Though what I said wasn’t in a great tone, What I did do is issue a warning: If we keep on evading some digital rights to protect others, what we may end up is just some business with free speech while people are silently silenced

I understand that such platforms do need to be used to spread the word somethings were clearly avoidable:-

  • Zoom for video calling
  • Tinyurl has alternatives(I listed one)
  • Youtube can be an option, it need not be the only one.

The work that the IFF is doing is phenomenal, I just highlighted some issues in the above case: I hope it would interpreted as positive criticism.

Edited to add:

This means we must always draw a line between free speech of people and companies. I said about asking us ourselves and didn’t pose this question. Ofcourse, we are here to protect user’s rights at IFF, and I know it is dedicated towards the goal.

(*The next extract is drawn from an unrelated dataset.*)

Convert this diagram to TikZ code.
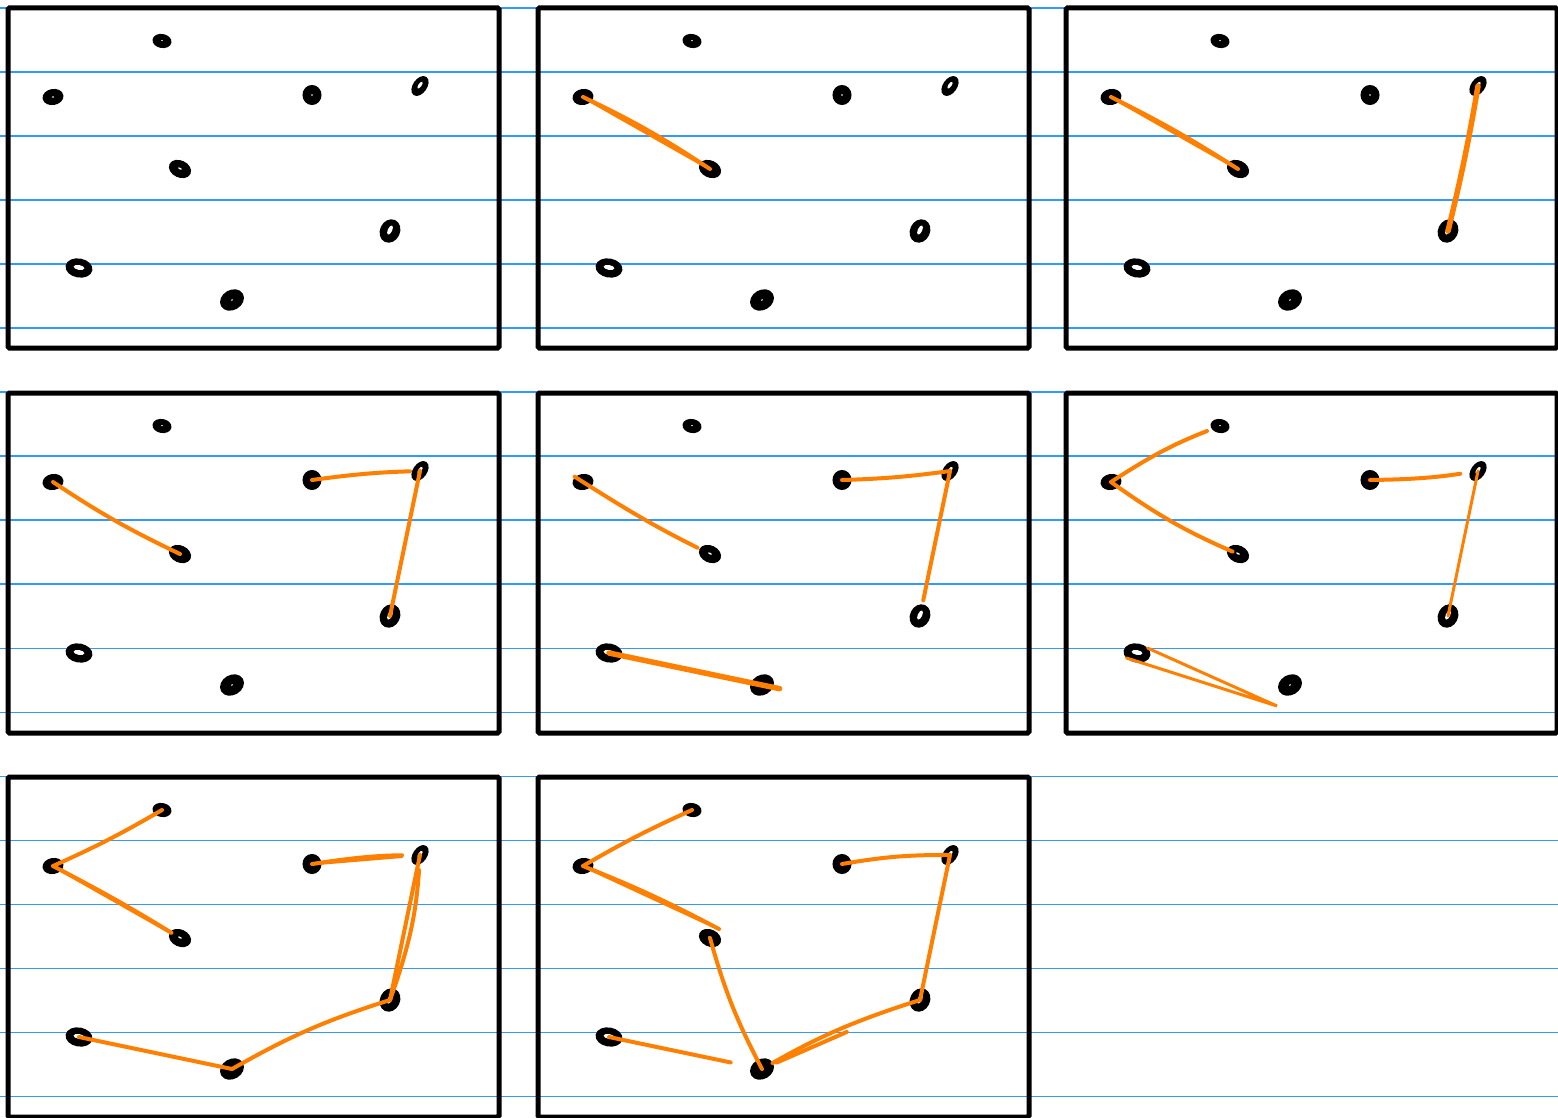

Certainly, we all benefit from positive criticism and I hope you intepret my response as good faith engagement. In the spirit of honesty, I engaged here after having noticed a recurring theme on criticism of the use of platforms which are necessary for engaging with a larger number of people. One of our organisational priorities is to conduct public advocacy and it becomes rather tough if we do not use platforms such as YouTube. Also, a lot of times we are not the organisers and it is out of our control.

Finally a request, engaging on platforms often results in sidestepping away from the substance of the debate as has happened right now. The substance of the conversation in the webinar was focussed on the blocking of websites that is done without transparency that impacts judicial remedies. Let us also try to engage on topic and we are ofcourse happy to improve our practices looking inward as much we prescribe towards others.

Keep engaging! It helps keep this forum lively!